▶ Provided data
----

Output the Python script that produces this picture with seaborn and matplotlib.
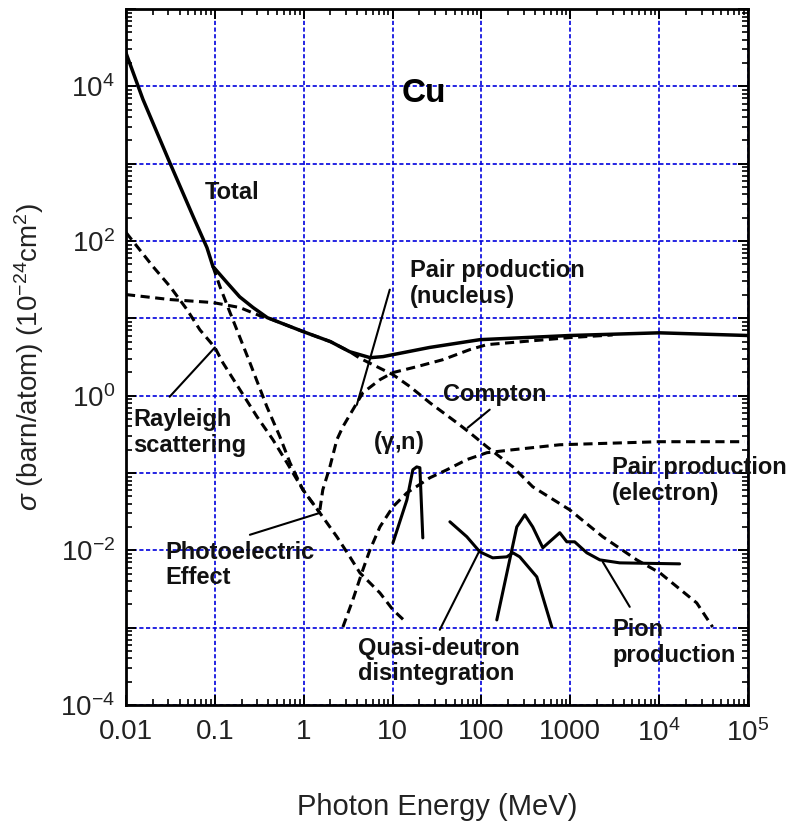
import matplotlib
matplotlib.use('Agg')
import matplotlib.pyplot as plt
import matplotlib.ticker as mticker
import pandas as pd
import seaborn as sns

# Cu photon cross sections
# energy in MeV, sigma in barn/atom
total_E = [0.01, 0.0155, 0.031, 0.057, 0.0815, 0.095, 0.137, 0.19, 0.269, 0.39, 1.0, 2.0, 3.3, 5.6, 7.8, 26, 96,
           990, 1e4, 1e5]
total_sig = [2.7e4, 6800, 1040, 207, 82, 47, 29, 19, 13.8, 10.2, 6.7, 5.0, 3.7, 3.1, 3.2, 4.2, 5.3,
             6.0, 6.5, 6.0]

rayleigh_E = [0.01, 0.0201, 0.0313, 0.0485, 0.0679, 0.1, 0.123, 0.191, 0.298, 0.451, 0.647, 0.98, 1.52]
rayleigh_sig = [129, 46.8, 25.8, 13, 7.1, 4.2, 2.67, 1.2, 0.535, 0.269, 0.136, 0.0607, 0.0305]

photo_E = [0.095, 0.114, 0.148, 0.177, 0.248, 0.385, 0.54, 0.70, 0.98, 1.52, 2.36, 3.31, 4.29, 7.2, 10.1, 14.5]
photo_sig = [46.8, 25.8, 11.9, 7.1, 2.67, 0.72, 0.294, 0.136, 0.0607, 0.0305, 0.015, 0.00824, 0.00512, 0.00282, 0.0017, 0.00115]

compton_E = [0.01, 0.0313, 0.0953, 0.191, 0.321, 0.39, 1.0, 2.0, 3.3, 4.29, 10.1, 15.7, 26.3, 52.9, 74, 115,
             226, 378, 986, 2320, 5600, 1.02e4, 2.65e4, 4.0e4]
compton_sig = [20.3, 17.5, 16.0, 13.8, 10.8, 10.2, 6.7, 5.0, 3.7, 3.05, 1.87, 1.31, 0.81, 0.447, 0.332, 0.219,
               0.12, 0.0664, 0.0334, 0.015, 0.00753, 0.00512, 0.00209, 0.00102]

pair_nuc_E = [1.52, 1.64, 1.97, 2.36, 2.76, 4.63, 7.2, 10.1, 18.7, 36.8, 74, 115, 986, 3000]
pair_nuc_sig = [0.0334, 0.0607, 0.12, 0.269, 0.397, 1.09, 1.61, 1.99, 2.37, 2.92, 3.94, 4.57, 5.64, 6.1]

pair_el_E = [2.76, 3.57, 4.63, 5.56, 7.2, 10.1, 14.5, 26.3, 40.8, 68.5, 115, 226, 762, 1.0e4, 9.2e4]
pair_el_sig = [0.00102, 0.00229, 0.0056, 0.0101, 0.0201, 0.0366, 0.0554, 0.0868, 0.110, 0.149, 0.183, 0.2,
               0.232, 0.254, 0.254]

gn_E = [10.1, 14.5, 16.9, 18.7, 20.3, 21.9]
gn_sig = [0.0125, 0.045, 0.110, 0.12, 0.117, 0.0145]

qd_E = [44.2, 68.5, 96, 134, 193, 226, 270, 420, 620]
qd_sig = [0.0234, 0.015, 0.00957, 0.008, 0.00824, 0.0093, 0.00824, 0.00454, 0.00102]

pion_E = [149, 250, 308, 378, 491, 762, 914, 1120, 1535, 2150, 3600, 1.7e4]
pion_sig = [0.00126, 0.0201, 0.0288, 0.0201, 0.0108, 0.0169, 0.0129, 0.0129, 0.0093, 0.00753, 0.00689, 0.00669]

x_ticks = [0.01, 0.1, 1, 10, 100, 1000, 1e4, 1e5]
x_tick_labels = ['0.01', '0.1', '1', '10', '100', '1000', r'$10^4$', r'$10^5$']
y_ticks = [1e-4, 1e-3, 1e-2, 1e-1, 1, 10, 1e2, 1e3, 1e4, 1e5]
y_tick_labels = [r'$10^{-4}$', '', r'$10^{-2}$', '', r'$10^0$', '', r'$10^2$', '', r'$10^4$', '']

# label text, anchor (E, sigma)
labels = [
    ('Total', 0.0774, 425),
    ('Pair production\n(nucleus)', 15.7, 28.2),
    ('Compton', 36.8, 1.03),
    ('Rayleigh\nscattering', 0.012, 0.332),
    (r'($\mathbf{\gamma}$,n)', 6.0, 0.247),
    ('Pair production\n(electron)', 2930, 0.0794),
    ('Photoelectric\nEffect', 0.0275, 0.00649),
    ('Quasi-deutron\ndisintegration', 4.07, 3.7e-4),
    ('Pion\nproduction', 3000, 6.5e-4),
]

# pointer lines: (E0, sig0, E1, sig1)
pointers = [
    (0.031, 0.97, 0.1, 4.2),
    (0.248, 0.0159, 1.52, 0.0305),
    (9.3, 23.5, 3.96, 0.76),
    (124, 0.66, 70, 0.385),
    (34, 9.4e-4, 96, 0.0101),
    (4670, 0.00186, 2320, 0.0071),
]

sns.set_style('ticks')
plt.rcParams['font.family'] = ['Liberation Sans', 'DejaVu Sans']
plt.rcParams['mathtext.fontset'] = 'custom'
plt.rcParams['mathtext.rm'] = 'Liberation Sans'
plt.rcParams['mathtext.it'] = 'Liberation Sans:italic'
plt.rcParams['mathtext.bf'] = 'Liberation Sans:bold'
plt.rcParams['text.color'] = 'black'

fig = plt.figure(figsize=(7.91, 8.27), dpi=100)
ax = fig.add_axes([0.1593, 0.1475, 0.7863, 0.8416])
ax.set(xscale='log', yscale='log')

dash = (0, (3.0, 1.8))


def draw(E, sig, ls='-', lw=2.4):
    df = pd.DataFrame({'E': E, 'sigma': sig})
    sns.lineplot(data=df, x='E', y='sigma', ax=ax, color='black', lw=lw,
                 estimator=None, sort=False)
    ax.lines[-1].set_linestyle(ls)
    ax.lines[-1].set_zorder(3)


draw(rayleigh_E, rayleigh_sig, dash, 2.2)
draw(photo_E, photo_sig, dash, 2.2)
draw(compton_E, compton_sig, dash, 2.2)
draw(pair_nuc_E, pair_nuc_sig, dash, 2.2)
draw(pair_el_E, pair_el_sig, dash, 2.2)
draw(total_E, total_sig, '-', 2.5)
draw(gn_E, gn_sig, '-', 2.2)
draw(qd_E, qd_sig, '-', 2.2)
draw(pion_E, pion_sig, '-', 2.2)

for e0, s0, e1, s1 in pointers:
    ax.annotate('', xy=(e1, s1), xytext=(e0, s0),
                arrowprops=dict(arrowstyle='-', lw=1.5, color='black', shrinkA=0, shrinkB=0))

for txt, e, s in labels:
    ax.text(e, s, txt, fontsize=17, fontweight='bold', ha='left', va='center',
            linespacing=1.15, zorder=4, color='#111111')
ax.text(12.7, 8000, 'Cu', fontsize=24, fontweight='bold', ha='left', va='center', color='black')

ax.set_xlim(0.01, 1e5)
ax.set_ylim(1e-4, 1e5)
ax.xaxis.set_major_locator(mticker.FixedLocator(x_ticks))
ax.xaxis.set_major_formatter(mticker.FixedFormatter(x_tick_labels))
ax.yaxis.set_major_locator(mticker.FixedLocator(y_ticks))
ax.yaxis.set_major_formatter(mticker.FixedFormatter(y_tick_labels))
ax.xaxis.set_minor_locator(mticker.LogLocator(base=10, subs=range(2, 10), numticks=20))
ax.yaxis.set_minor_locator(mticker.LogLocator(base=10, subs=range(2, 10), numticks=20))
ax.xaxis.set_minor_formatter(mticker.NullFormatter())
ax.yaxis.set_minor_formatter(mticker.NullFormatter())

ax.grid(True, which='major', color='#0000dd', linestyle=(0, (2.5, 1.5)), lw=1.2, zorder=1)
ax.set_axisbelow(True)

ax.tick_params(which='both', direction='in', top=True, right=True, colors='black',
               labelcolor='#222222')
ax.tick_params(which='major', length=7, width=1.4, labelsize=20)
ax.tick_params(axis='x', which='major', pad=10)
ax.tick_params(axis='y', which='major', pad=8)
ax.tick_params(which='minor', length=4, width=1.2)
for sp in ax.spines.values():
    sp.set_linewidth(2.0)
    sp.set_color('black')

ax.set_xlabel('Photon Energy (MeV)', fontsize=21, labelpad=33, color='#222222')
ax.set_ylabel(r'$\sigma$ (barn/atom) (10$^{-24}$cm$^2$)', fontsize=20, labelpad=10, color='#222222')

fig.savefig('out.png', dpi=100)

----

▶ Given problem
Extract the lines exactly, please: the first line of the listing, the line with "import seaborn as sns", and every line between them, but no pictures.

▶ Written reply
Output the Python script that produces this picture with seaborn and matplotlib.
import matplotlib
matplotlib.use('Agg')
import matplotlib.pyplot as plt
import matplotlib.ticker as mticker
import pandas as pd
import seaborn as sns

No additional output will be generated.